The album really does come across as someone on their first rush of an illegal substance, so very close to the comedown, which is why it has a fair amount of immediacy and punk attitude but still sounds really hollow and rushed. Opening track Who Do You Think We Are is likely the album's best moment, as the beat work on offer is just classic Talking Heads-esque erratic new wave, with drum patterns percussive yet dynamic and lots of gnarled rhythm guitar work matched up an almost staccato vocal delivery. But after the guitar solo comes a barrage of gimmicky call and response harmonies that just feel goofy, a constant hallmark of Special Forces' sound and, to me, an indication of its biggest flaw.
Alice Cooper is truly one of the most underrated lyricists and songwriters of his era, but his constant walking the line between wry sarcasm and pure silliness is what soils much of his work over the long term, and Special Forces is one of his most jovial, yet ultimately witless, efforts of songwriting. The gags of Prettiest Cop On The Block and Don't Talk Old To Me are so transparent, with the rest of the songs offering very little on their own, that listening to them just feels pointless. The improv at the end of the latter is less a sporadic demonstration of punkish spirit and more an admission that he was out of ideas before the song was over. It's also difficult to glean the meaning behind You're A Movie, where Cooper seems to brag to being on the same level of war heroes such as Alexander The Great. But leading man swagger isn't really an attitude he wore up to this point, so what this is meant to demonstrate beyond some goofy wordplay and cheekiness, I'm not sure.
Goofiness continues on Skeletons In The Closet, one of Cooper's least inspired 'horror rock' cuts, and on You Want It You Got It, which is just too simple to really project the images of excess and greed it's trying to portray. Compared to songs like Billion Dollar Babies, or even Go To Hell, there's no incisive commentary on offer. On his last album, Flush The Fashion, Alice still went for post-punk immediacy, but was far better about balancing grisly horror, clever/cheeky humour and real character vignettes. On Special Forces, he only opts to make jokes, but without the careful counter-balancing that actually provided subjects to laugh at. Granted, this doesn't really apply to You Look Good In Rags, one of two actively pointed efforts to denounce phony upper class culture and the best lyrical moment on the album by far. Vicious Rumours also works for what it is, and the way it wraps back around to actually conclude the fade-out of the first track works well for pacing, probably the one aspect that is better than its predecessor, whose pacing was inconsequential.
You might have noticed I haven't talked a lot about the music yet, which is simply because there's not a lot to latch onto. Moving on from Flush The Fashion, Alice downplays just about everything except the pure speed. The synthesizers aren't twee but instead rather muted. The harmonies don't feel like they retain any of the doo-wop influence of Lace And Whiskey, finally being washed off and used sporadically but still in a way that intentionally stands out. There aren't so many rugged jams and improv guitar solos on here, Who Do You Think We Are being the flashiest moment of the lot. That said, the drums are actually played quite creatively, with some unique overdubs on Prettiest Cop and Seven And Seven Is for a really powerful backing section.

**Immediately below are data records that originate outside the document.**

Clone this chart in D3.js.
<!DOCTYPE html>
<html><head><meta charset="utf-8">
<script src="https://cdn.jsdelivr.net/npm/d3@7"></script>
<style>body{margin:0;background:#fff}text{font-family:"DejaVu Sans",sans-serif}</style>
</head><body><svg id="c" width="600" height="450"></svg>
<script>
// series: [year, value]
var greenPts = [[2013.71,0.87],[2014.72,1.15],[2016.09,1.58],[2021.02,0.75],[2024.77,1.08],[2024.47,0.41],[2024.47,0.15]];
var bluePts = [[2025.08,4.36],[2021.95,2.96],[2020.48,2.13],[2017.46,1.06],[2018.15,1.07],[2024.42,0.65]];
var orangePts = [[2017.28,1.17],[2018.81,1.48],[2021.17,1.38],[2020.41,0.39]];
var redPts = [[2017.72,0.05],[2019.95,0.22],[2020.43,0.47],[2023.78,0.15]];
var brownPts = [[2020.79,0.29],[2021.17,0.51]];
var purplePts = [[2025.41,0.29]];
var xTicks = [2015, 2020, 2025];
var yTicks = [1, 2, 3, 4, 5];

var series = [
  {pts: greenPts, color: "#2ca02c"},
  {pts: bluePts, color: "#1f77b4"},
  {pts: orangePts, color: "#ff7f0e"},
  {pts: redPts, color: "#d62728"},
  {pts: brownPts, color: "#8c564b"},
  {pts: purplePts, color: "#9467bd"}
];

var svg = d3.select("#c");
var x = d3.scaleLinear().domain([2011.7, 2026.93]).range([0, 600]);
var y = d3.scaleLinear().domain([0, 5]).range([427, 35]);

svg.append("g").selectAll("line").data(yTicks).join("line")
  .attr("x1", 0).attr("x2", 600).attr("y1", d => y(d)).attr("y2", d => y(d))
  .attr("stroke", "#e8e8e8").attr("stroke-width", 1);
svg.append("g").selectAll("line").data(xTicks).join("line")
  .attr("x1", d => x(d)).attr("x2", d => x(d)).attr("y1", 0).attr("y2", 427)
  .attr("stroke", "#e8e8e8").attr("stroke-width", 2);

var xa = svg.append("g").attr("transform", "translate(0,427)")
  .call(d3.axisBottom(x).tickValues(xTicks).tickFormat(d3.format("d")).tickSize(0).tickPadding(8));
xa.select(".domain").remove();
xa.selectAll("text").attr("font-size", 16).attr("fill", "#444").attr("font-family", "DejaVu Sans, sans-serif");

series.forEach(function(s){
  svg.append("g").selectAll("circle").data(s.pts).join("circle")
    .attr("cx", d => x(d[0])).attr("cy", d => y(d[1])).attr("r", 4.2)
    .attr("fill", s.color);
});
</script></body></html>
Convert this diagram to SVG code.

But rarely does any of this stack up, and Special Forces sounds too hollow most of the time. Don't Talk Old To Me's stomping verses are let down by very airy choruses where the stacking harmonies just feel ill-fitting, and as mentioned, the outro just drags a song that still feels short and unfulfilling. Skeletons In The Closet sounds incredibly cheap, and the canned drums overshadow a decent bassline and some weaving keyboards, all for a fairly ineffectual song, so ineffectual I cannot tell whether the skeletons are meant to be relating to the metaphor of old family shames or not. You're A Movie's groove is solid, but doesn't really go above that.
It's a bit difficult to project the mood of this album other than 'boring', but I simply don't find most of the tracks meaty, engaging, interesting or even weird enough to be entertaining. At 34 minutes, it's not a long listen at all, but I can easily name moments or even entire songs where, if excised, they would subtract nothing from the experience. Prettiest Cop On The Block's giant middle eight where nothing happens, the closing minute of Don't Talk Old To Me, the entirety of Skeletons In The Closet, the second half of You Want It You Got It, even the false outro of Vicious Rumours doesn't feel quite powerful enough to justify itself every time I hear it. But topping all of these moments is the bizarre inclusion of a (not really) live version of Generation Landslide, a song originally found on Billion Dollar Babies. If there is any indication of Cooper's creative exhaustion, it is here.
And that's why this album feels, to me, like being on the edge of a crash from a cocaine high. It captures a few key moments of erratic power, the kind that defined the post-punk musical movement, but once you feel the burn, you really start feeling the burn, and you can feel the comedown is so close that it's practically there already, sapping away the energy of the high and leaving you a broken mess (disclaimer: I have never done cocaine). It's difficult to see the true disappointment of Special Forces until you go back and listen to Flush The Fashion again, which certainly has its disposable moments but feels a lot more rugged and raucous without sounding so draining, and just being more diverse and full-sounding in general.
You Look Good In Rags and Vicious Rumours are the only songs that really capture the same energy of that album, and Who Do You Think We Are is the only song wholly with merit and energy specific only to this album's direction. Every other song on here, either partially or in full, does not feel fully developed or sonically meaty, and either way, the album is missing a huge X-factor to make it more than a curio in the diverse catalogue of the patron saint of shock rock. It's difficult to call it his worst album, as I can still see the creative spirit behind it, but it shines very dimly here.